- Dataset extract
·····

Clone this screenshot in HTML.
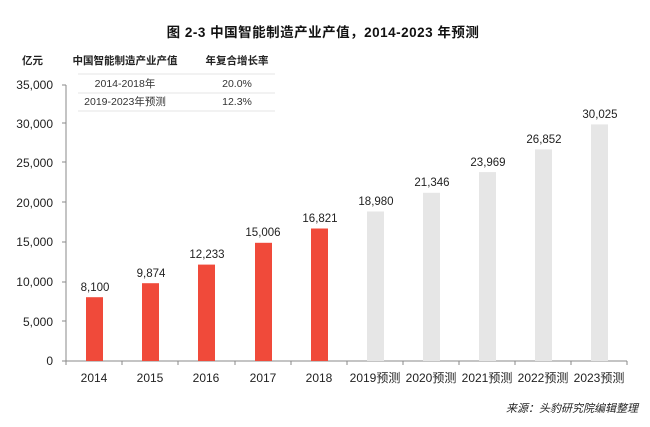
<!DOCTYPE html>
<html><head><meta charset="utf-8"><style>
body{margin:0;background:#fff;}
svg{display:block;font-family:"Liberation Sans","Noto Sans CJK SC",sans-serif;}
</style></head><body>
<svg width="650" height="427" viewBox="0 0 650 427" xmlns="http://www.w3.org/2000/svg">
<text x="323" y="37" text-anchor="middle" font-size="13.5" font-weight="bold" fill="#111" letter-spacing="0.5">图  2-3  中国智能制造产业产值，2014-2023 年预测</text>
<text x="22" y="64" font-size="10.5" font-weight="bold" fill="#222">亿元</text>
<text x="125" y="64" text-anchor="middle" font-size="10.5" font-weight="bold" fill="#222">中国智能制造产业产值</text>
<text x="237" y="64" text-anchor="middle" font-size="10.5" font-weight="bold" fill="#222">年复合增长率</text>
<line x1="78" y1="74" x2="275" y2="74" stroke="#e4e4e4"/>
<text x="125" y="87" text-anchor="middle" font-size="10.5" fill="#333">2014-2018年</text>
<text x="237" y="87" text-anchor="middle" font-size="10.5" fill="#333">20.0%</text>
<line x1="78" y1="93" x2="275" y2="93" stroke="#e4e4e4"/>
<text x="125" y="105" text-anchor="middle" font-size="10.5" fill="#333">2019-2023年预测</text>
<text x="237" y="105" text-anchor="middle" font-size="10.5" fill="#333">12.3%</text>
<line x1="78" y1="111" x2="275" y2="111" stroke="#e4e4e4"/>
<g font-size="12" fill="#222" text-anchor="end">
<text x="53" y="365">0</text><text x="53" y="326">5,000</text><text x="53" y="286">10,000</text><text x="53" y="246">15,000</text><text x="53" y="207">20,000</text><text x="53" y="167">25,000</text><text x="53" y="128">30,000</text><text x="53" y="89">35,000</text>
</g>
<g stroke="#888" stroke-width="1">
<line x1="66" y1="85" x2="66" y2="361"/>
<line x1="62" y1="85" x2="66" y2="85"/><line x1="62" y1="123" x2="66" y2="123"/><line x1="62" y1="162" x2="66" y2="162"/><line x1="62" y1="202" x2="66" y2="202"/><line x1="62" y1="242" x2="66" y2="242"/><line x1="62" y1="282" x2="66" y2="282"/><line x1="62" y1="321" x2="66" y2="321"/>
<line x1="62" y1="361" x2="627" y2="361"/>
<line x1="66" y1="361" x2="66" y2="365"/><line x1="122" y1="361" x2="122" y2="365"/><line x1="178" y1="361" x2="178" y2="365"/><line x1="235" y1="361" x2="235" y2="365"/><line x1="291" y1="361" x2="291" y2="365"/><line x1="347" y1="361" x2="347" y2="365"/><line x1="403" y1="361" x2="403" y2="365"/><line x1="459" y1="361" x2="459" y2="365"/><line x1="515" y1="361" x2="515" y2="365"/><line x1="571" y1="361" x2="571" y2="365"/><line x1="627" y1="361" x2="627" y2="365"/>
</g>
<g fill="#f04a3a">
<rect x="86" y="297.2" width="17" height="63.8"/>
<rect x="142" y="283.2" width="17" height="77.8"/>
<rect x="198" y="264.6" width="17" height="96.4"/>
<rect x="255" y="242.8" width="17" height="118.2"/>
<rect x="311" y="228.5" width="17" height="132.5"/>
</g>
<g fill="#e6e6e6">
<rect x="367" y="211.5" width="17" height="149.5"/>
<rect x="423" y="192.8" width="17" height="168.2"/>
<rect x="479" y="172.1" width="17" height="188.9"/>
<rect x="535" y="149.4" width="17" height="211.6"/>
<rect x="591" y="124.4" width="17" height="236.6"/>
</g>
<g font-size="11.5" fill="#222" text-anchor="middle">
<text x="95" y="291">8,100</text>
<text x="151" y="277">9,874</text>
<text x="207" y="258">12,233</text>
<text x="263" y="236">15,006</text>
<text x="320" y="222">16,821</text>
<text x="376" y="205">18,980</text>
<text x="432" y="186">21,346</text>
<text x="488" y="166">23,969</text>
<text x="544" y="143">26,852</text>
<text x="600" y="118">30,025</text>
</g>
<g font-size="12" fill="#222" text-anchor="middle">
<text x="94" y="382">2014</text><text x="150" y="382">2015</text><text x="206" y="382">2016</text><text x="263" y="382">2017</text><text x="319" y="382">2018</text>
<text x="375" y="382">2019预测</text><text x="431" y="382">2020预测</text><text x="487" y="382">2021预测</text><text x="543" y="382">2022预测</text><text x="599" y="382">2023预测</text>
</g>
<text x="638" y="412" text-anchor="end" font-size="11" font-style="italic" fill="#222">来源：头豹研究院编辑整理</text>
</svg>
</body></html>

·····

- Given exercise
Copy each line above precisely, dropping the pictures.

- Answer for this exercise
Clone this screenshot in HTML.
<!DOCTYPE html>
<html><head><meta charset="utf-8"><style>
body{margin:0;background:#fff;}
svg{display:block;font-family:"Liberation Sans","Noto Sans CJK SC",sans-serif;}
</style></head><body>
<svg width="650" height="427" viewBox="0 0 650 427" xmlns="http://www.w3.org/2000/svg">
<text x="323" y="37" text-anchor="middle" font-size="13.5" font-weight="bold" fill="#111" letter-spacing="0.5">图  2-3  中国智能制造产业产值，2014-2023 年预测</text>
<text x="22" y="64" font-size="10.5" font-weight="bold" fill="#222">亿元</text>
<text x="125" y="64" text-anchor="middle" font-size="10.5" font-weight="bold" fill="#222">中国智能制造产业产值</text>
<text x="237" y="64" text-anchor="middle" font-size="10.5" font-weight="bold" fill="#222">年复合增长率</text>
<line x1="78" y1="74" x2="275" y2="74" stroke="#e4e4e4"/>
<text x="125" y="87" text-anchor="middle" font-size="10.5" fill="#333">2014-2018年</text>
<text x="237" y="87" text-anchor="middle" font-size="10.5" fill="#333">20.0%</text>
<line x1="78" y1="93" x2="275" y2="93" stroke="#e4e4e4"/>
<text x="125" y="105" text-anchor="middle" font-size="10.5" fill="#333">2019-2023年预测</text>
<text x="237" y="105" text-anchor="middle" font-size="10.5" fill="#333">12.3%</text>
<line x1="78" y1="111" x2="275" y2="111" stroke="#e4e4e4"/>
<g font-size="12" fill="#222" text-anchor="end">
<text x="53" y="365">0</text><text x="53" y="326">5,000</text><text x="53" y="286">10,000</text><text x="53" y="246">15,000</text><text x="53" y="207">20,000</text><text x="53" y="167">25,000</text><text x="53" y="128">30,000</text><text x="53" y="89">35,000</text>
</g>
<g stroke="#888" stroke-width="1">
<line x1="66" y1="85" x2="66" y2="361"/>
<line x1="62" y1="85" x2="66" y2="85"/><line x1="62" y1="123" x2="66" y2="123"/><line x1="62" y1="162" x2="66" y2="162"/><line x1="62" y1="202" x2="66" y2="202"/><line x1="62" y1="242" x2="66" y2="242"/><line x1="62" y1="282" x2="66" y2="282"/><line x1="62" y1="321" x2="66" y2="321"/>
<line x1="62" y1="361" x2="627" y2="361"/>
<line x1="66" y1="361" x2="66" y2="365"/><line x1="122" y1="361" x2="122" y2="365"/><line x1="178" y1="361" x2="178" y2="365"/><line x1="235" y1="361" x2="235" y2="365"/><line x1="291" y1="361" x2="291" y2="365"/><line x1="347" y1="361" x2="347" y2="365"/><line x1="403" y1="361" x2="403" y2="365"/><line x1="459" y1="361" x2="459" y2="365"/><line x1="515" y1="361" x2="515" y2="365"/><line x1="571" y1="361" x2="571" y2="365"/><line x1="627" y1="361" x2="627" y2="365"/>
</g>
<g fill="#f04a3a">
<rect x="86" y="297.2" width="17" height="63.8"/>
<rect x="142" y="283.2" width="17" height="77.8"/>
<rect x="198" y="264.6" width="17" height="96.4"/>
<rect x="255" y="242.8" width="17" height="118.2"/>
<rect x="311" y="228.5" width="17" height="132.5"/>
</g>
<g fill="#e6e6e6">
<rect x="367" y="211.5" width="17" height="149.5"/>
<rect x="423" y="192.8" width="17" height="168.2"/>
<rect x="479" y="172.1" width="17" height="188.9"/>
<rect x="535" y="149.4" width="17" height="211.6"/>
<rect x="591" y="124.4" width="17" height="236.6"/>
</g>
<g font-size="11.5" fill="#222" text-anchor="middle">
<text x="95" y="291">8,100</text>
<text x="151" y="277">9,874</text>
<text x="207" y="258">12,233</text>
<text x="263" y="236">15,006</text>
<text x="320" y="222">16,821</text>
<text x="376" y="205">18,980</text>
<text x="432" y="186">21,346</text>
<text x="488" y="166">23,969</text>
<text x="544" y="143">26,852</text>
<text x="600" y="118">30,025</text>
</g>
<g font-size="12" fill="#222" text-anchor="middle">
<text x="94" y="382">2014</text><text x="150" y="382">2015</text><text x="206" y="382">2016</text><text x="263" y="382">2017</text><text x="319" y="382">2018</text>
<text x="375" y="382">2019预测</text><text x="431" y="382">2020预测</text><text x="487" y="382">2021预测</text><text x="543" y="382">2022预测</text><text x="599" y="382">2023预测</text>
</g>
<text x="638" y="412" text-anchor="end" font-size="11" font-style="italic" fill="#222">来源：头豹研究院编辑整理</text>
</svg>
</body></html>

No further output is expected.